Another good product is Comfortis, a once monthly pill that works as a preventative. Comfortis has been shown to have very good results, and the ease of administering a monthly pill makes it appealing to many pet owners. However, it is only available by prescription. In the past, I’ve used Comfortis with great results with Milly, but again the product has mixed reviews. The only reason I stopped using it was because my current vet does not stock it within their office pharmacy, and having had no flea problems, I did not feel I needed her to send in prescriptions to 1-800-PetMeds or a similar pet pharmacy. I think I will be switching to this soon, though.
There are also a variety of natural supplements, like Bug Off Garlic, on the market that you simply mix in each day with your dog’s food. I have heard these, especially combined with traditional medicine, work beautifully. However, I have not tried any myself.
In the meantime, I’ve bathed the dogs multiple times with a flea shampoo (twice weekly), but fear this could dry or damage their coats. I have also started spraying each dog with Adams Flea/Tick spray before going into the woods, and have noticed all of the scratching has stopped. I was also able to secure one dose of Capstar for each dog. They are both scheduled to have their topical preventives applied again on Thursday, and this time I will be using my free samples of Vectra.
When it comes to flea preventatives there will always be mixed reviews of each product on the market, and all dogs respond differently.

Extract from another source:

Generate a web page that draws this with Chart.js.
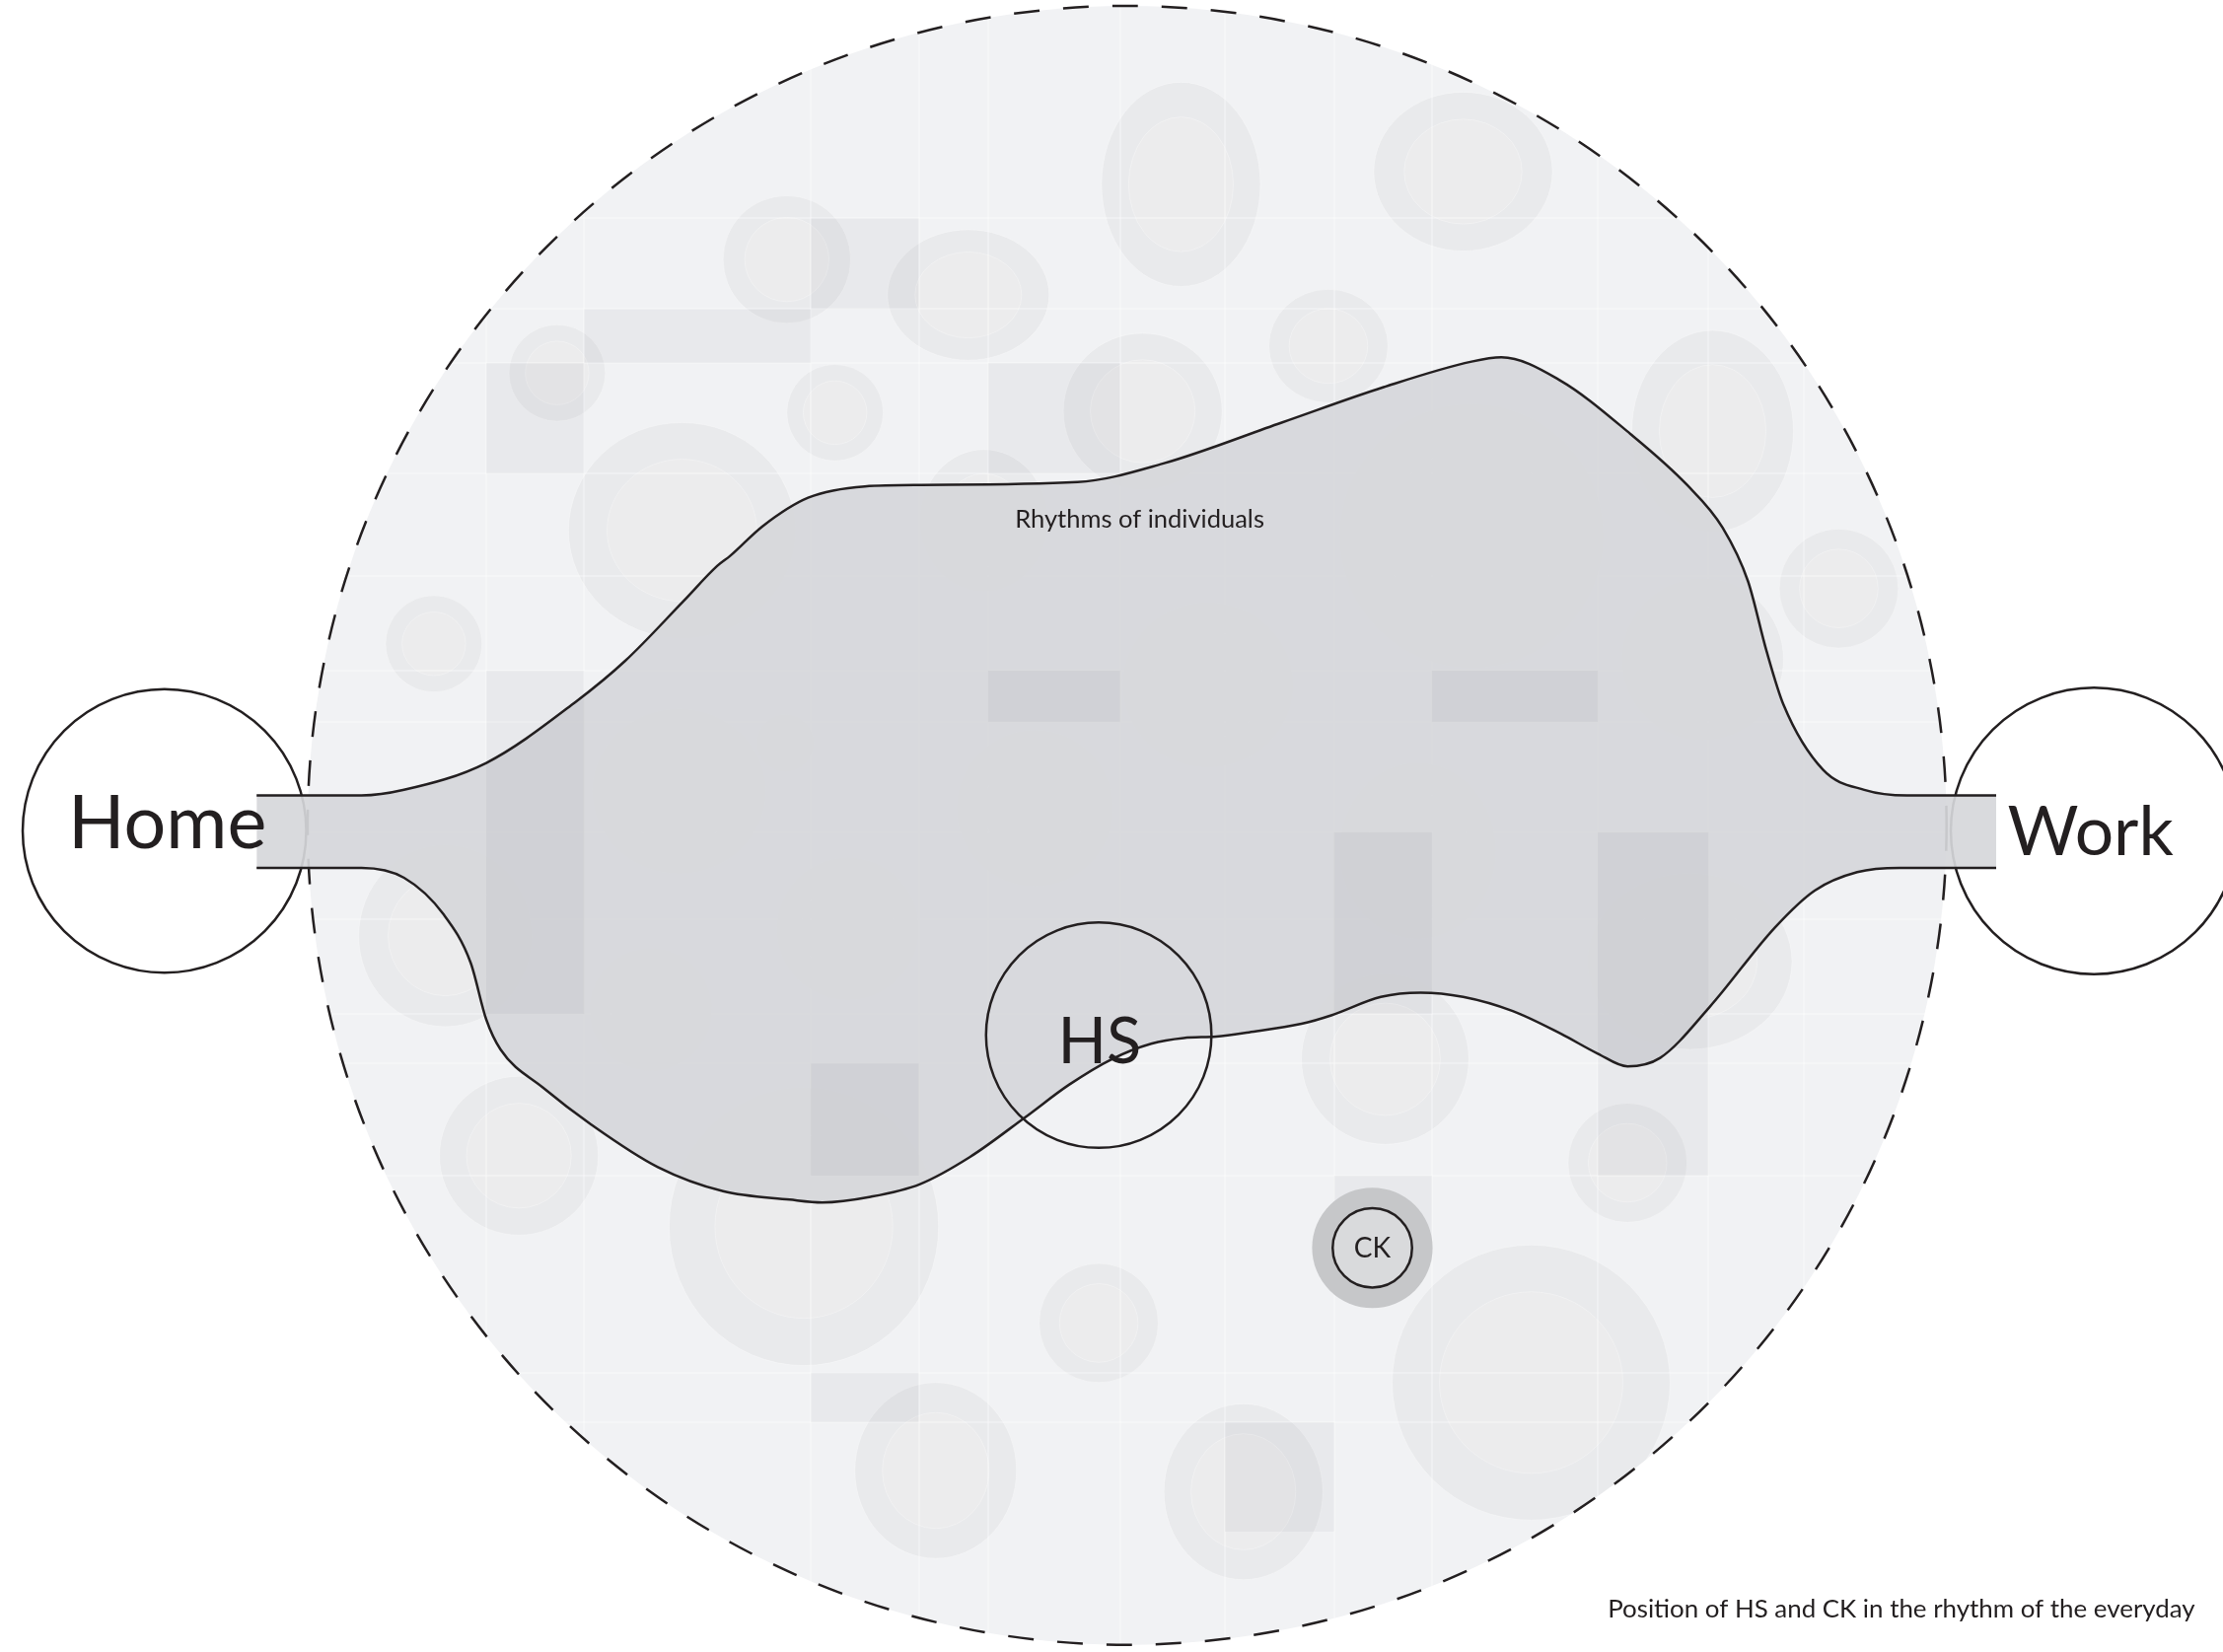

As far as traditional medicine goes, most flea products are toxic chemicals – that is how they kill and/or prevent the fleas – with this in mind, it is always a good idea to work with your veterinarian before making a change. Also, as of December 2009, Frontline is available without a prescription. As a result, there are numerous internet vendors selling counterfeit Frontline and/or damaged products. These can be extremely dangerous to your dog, so when using an OTC product, always buy from a reputable source, and not simply the cheapest available.